Bonjour @Interieur_Gouv , un dispositif d’alerte attentat qui fait sonner les téléphones aurait fortement compromis les chances de survie de dizaines de personnes le 13/11/15 alors qu’elles se terraient le plus discrètement possible dans tous les recoins du Bataclan. pic.twitter.com/LE2MZIOiUa
— Arthur Dénouveaux (@Arthur_Dvx) May 14, 2024
L’avocat Alexandre Archambault, spécialisé en droit du numérique, rappelle, sur Twitter également, que «légalement» et conformément à l’article L.33-1 du code des postes et des communications électroniques, «les pouvoirs publics peuvent invoquer qu’il s’agit ici “d’informations d’intérêt général à destination des utilisateurs finals”». Même si en l’espèce, le dispositif serait là «dévoyé pour faire du SAV de la fonction publique».

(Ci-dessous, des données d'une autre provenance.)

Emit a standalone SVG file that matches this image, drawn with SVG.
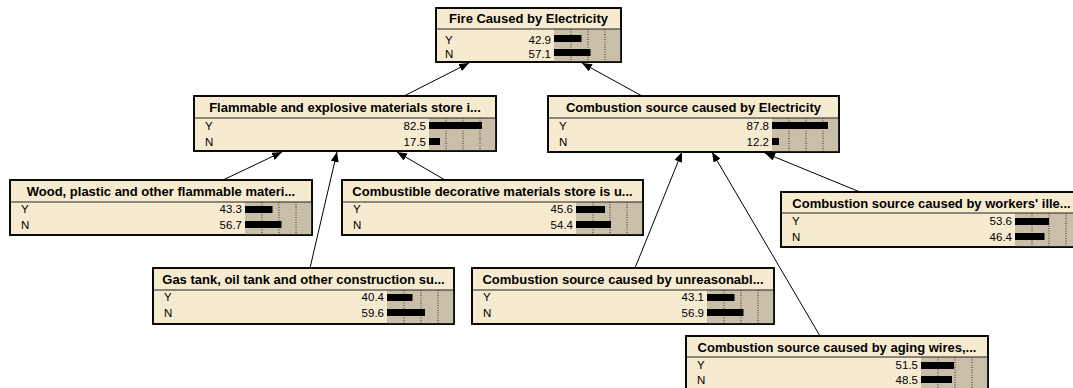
<svg xmlns="http://www.w3.org/2000/svg" width="1073" height="388" viewBox="0 0 1073 388">
  <defs>
    <marker id="arrow" viewBox="0 0 10 8" markerWidth="10" markerHeight="8" refX="10" refY="4" orient="auto" markerUnits="userSpaceOnUse">
      <path d="M0,0 L10,4 L0,8 z" fill="#000"/>
    </marker>
  </defs>
  <style>
    .body { fill: #f6ebd0; stroke: #000; stroke-width: 1.6; }
    .frame { fill: none; stroke: #000; stroke-width: 1.6; }
    .sep { stroke: #222; stroke-width: 1; }
    .meter { fill: #c9bfa9; }
    .grid { stroke: #333; stroke-width: 1; stroke-dasharray: 1 1.5; }
    .bar { fill: #000; }
    .title { font-family: "Liberation Sans", Arial, sans-serif; font-size: 13px; font-weight: bold; fill: #000; text-anchor: middle; }
    .state { font-family: "Liberation Sans", Arial, sans-serif; font-size: 11.5px; fill: #000; }
    .val { font-family: "Liberation Sans", Arial, sans-serif; font-size: 11.5px; fill: #000; text-anchor: end; }
    .edge { stroke: #000; stroke-width: 1; fill: none; marker-end: url(#arrow); }
  </style>
  <rect width="1073" height="388" fill="#fff"/>

  <!-- links from each cause up to its effect -->
  <g id="connectors">
    <line class="edge" x1="404" y1="96" x2="469" y2="63"/>
    <line class="edge" x1="642" y1="96" x2="582" y2="63"/>
    <line class="edge" x1="223" y1="180" x2="282" y2="152"/>
    <line class="edge" x1="445" y1="180" x2="397" y2="152"/>
    <line class="edge" x1="310" y1="268" x2="337" y2="152"/>
    <line class="edge" x1="635" y1="268" x2="682" y2="152"/>
    <line class="edge" x1="820" y1="336" x2="712" y2="152"/>
    <line class="edge" x1="860" y1="192" x2="765" y2="153"/>
  </g>

  <!-- root node: meter region 67px wide, bar scale about 0.64px per percent -->
  <g id="fire-caused-by-electricity" transform="translate(436,8)">
    <rect class="body" x="0" y="0" width="185" height="54"/>
    <rect class="meter" x="118" y="21" width="67" height="33"/>
    <line class="sep" x1="0" y1="21" x2="185" y2="21"/>
    <line class="grid" x1="135" y1="21" x2="135" y2="54"/>
    <line class="grid" x1="152" y1="21" x2="152" y2="54"/>
    <line class="grid" x1="169" y1="21" x2="169" y2="54"/>
    <rect class="frame" x="0" y="0" width="185" height="54"/>
    <text class="title" x="92.5" y="15">Fire Caused by Electricity</text>
    <text class="state" x="9" y="36">Y</text>
    <text class="val" x="115" y="36">42.9</text>
    <rect class="bar" x="118" y="27" width="27.5" height="7"/>
    <text class="state" x="9" y="50">N</text>
    <text class="val" x="115" y="50">57.1</text>
    <rect class="bar" x="118" y="41" width="36.5" height="7"/>
  </g>

  <g id="flammable-explosive-store" transform="translate(194,96)">
    <rect class="body" x="0" y="0" width="302" height="55"/>
    <rect class="meter" x="235" y="22" width="67" height="33"/>
    <line class="sep" x1="0" y1="22" x2="302" y2="22"/>
    <line class="grid" x1="252" y1="22" x2="252" y2="55"/>
    <line class="grid" x1="269" y1="22" x2="269" y2="55"/>
    <line class="grid" x1="286" y1="22" x2="286" y2="55"/>
    <rect class="frame" x="0" y="0" width="302" height="55"/>
    <text class="title" x="151" y="16">Flammable and explosive materials store i...</text>
    <text class="state" x="11" y="34">Y</text>
    <text class="val" x="232" y="34">82.5</text>
    <rect class="bar" x="235" y="26" width="53" height="7"/>
    <text class="state" x="11" y="50">N</text>
    <text class="val" x="232" y="50">17.5</text>
    <rect class="bar" x="235" y="42" width="11" height="7"/>
  </g>

  <g id="combustion-by-electricity" transform="translate(548,96)">
    <rect class="body" x="0" y="0" width="291" height="56"/>
    <rect class="meter" x="224" y="22" width="67" height="34"/>
    <line class="sep" x1="0" y1="22" x2="291" y2="22"/>
    <line class="grid" x1="241" y1="22" x2="241" y2="56"/>
    <line class="grid" x1="258" y1="22" x2="258" y2="56"/>
    <line class="grid" x1="275" y1="22" x2="275" y2="56"/>
    <rect class="frame" x="0" y="0" width="291" height="56"/>
    <text class="title" x="145.5" y="16">Combustion source caused by Electricity</text>
    <text class="state" x="11" y="34">Y</text>
    <text class="val" x="221" y="34">87.8</text>
    <rect class="bar" x="224" y="26" width="56" height="7"/>
    <text class="state" x="11" y="50">N</text>
    <text class="val" x="221" y="50">12.2</text>
    <rect class="bar" x="224" y="42" width="7" height="7"/>
  </g>

  <g id="wood-plastic-flammables" transform="translate(10,180)">
    <rect class="body" x="0" y="0" width="302" height="55"/>
    <rect class="meter" x="235" y="22" width="67" height="33"/>
    <line class="sep" x1="0" y1="22" x2="302" y2="22"/>
    <line class="grid" x1="252" y1="22" x2="252" y2="55"/>
    <line class="grid" x1="269" y1="22" x2="269" y2="55"/>
    <line class="grid" x1="286" y1="22" x2="286" y2="55"/>
    <rect class="frame" x="0" y="0" width="302" height="55"/>
    <text class="title" x="151" y="16">Wood, plastic and other flammable materi...</text>
    <text class="state" x="11" y="33">Y</text>
    <text class="val" x="232" y="33">43.3</text>
    <rect class="bar" x="235" y="26" width="27.5" height="7"/>
    <text class="state" x="11" y="49">N</text>
    <text class="val" x="232" y="49">56.7</text>
    <rect class="bar" x="235" y="41" width="36.5" height="7"/>
  </g>

  <g id="combustible-decorative-store" transform="translate(342,180)">
    <rect class="body" x="0" y="0" width="301" height="55"/>
    <rect class="meter" x="234" y="22" width="67" height="33"/>
    <line class="sep" x1="0" y1="22" x2="301" y2="22"/>
    <line class="grid" x1="251" y1="22" x2="251" y2="55"/>
    <line class="grid" x1="268" y1="22" x2="268" y2="55"/>
    <line class="grid" x1="285" y1="22" x2="285" y2="55"/>
    <rect class="frame" x="0" y="0" width="301" height="55"/>
    <text class="title" x="150.5" y="16">Combustible decorative materials store is u...</text>
    <text class="state" x="11" y="33">Y</text>
    <text class="val" x="231" y="33">45.6</text>
    <rect class="bar" x="234" y="26" width="29" height="7"/>
    <text class="state" x="11" y="49">N</text>
    <text class="val" x="231" y="49">54.4</text>
    <rect class="bar" x="234" y="41" width="35" height="7"/>
  </g>

  <g id="workers-illegal-operation" transform="translate(781,192)">
    <rect class="body" x="0" y="0" width="301" height="55"/>
    <rect class="meter" x="234" y="21" width="67" height="34"/>
    <line class="sep" x1="0" y1="21" x2="301" y2="21"/>
    <line class="grid" x1="251" y1="21" x2="251" y2="55"/>
    <line class="grid" x1="268" y1="21" x2="268" y2="55"/>
    <line class="grid" x1="285" y1="21" x2="285" y2="55"/>
    <rect class="frame" x="0" y="0" width="301" height="55"/>
    <text class="title" x="150.5" y="16">Combustion source caused by workers' ille...</text>
    <text class="state" x="11" y="33">Y</text>
    <text class="val" x="231" y="33">53.6</text>
    <rect class="bar" x="234" y="26" width="34" height="7"/>
    <text class="state" x="11" y="49">N</text>
    <text class="val" x="231" y="49">46.4</text>
    <rect class="bar" x="234" y="41" width="29.5" height="7"/>
  </g>

  <g id="gas-oil-tank-supply" transform="translate(153,268)">
    <rect class="body" x="0" y="0" width="301" height="56"/>
    <rect class="meter" x="234" y="22" width="67" height="34"/>
    <line class="sep" x1="0" y1="22" x2="301" y2="22"/>
    <line class="grid" x1="251" y1="22" x2="251" y2="56"/>
    <line class="grid" x1="268" y1="22" x2="268" y2="56"/>
    <line class="grid" x1="285" y1="22" x2="285" y2="56"/>
    <rect class="frame" x="0" y="0" width="301" height="56"/>
    <text class="title" x="150.5" y="16">Gas tank, oil tank and other construction su...</text>
    <text class="state" x="11" y="33">Y</text>
    <text class="val" x="231" y="33">40.4</text>
    <rect class="bar" x="234" y="26" width="25.5" height="7"/>
    <text class="state" x="11" y="49">N</text>
    <text class="val" x="231" y="49">59.6</text>
    <rect class="bar" x="234" y="41" width="38" height="7"/>
  </g>

  <g id="unreasonable-wiring" transform="translate(472,268)">
    <rect class="body" x="0" y="0" width="302" height="56"/>
    <rect class="meter" x="235" y="22" width="67" height="34"/>
    <line class="sep" x1="0" y1="22" x2="302" y2="22"/>
    <line class="grid" x1="252" y1="22" x2="252" y2="56"/>
    <line class="grid" x1="269" y1="22" x2="269" y2="56"/>
    <line class="grid" x1="286" y1="22" x2="286" y2="56"/>
    <rect class="frame" x="0" y="0" width="302" height="56"/>
    <text class="title" x="151" y="16">Combustion source caused by unreasonabl...</text>
    <text class="state" x="11" y="33">Y</text>
    <text class="val" x="232" y="33">43.1</text>
    <rect class="bar" x="235" y="26" width="27.5" height="7"/>
    <text class="state" x="11" y="49">N</text>
    <text class="val" x="232" y="49">56.9</text>
    <rect class="bar" x="235" y="41" width="36.5" height="7"/>
  </g>

  <g id="aging-wires" transform="translate(686,336)">
    <rect class="body" x="0" y="0" width="302" height="56"/>
    <rect class="meter" x="235" y="21" width="67" height="35"/>
    <line class="sep" x1="0" y1="21" x2="302" y2="21"/>
    <line class="grid" x1="252" y1="21" x2="252" y2="56"/>
    <line class="grid" x1="269" y1="21" x2="269" y2="56"/>
    <line class="grid" x1="286" y1="21" x2="286" y2="56"/>
    <rect class="frame" x="0" y="0" width="302" height="56"/>
    <text class="title" x="151" y="16">Combustion source caused by aging wires,...</text>
    <text class="state" x="11" y="33">Y</text>
    <text class="val" x="232" y="33">51.5</text>
    <rect class="bar" x="235" y="26" width="33" height="7"/>
    <text class="state" x="11" y="48">N</text>
    <text class="val" x="232" y="48">48.5</text>
    <rect class="bar" x="235" y="40" width="31" height="7"/>
  </g>
</svg>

Peut-on désactiver le dispositif ?
Oui, et c’est l’une des raisons pour lesquelles l’utilisation de FR-Alert lundi soir pour un motif plutôt anodin est problématique. Echaudés, les possesseurs de téléphones portables ont tout à fait les moyens de sortir du dispositif, ce qui peut représenter un danger en cas de «vrai» enjeu de sécurité. Car presque tous les niveaux d’alerte peuvent être désactivés. Sur un téléphone Android, il faut se rendre dans les paramètres de l’appareil, puis dans la section «Alerte d’urgence sans fil» afin de couper les différents niveaux de notification. L’alerte maximale, de niveau 1, ne peut en revanche pas être désactivée. Sur iPhone, tout en bas de la section «Notifications», les alertes sont classées de 4 à 2 (la plus élevée) et il existe aussi une catégorie «Alerte enlèvement», une «alerte d’exercice» et une nébuleuse «alerte de test». Elles peuvent toutes être désactivées.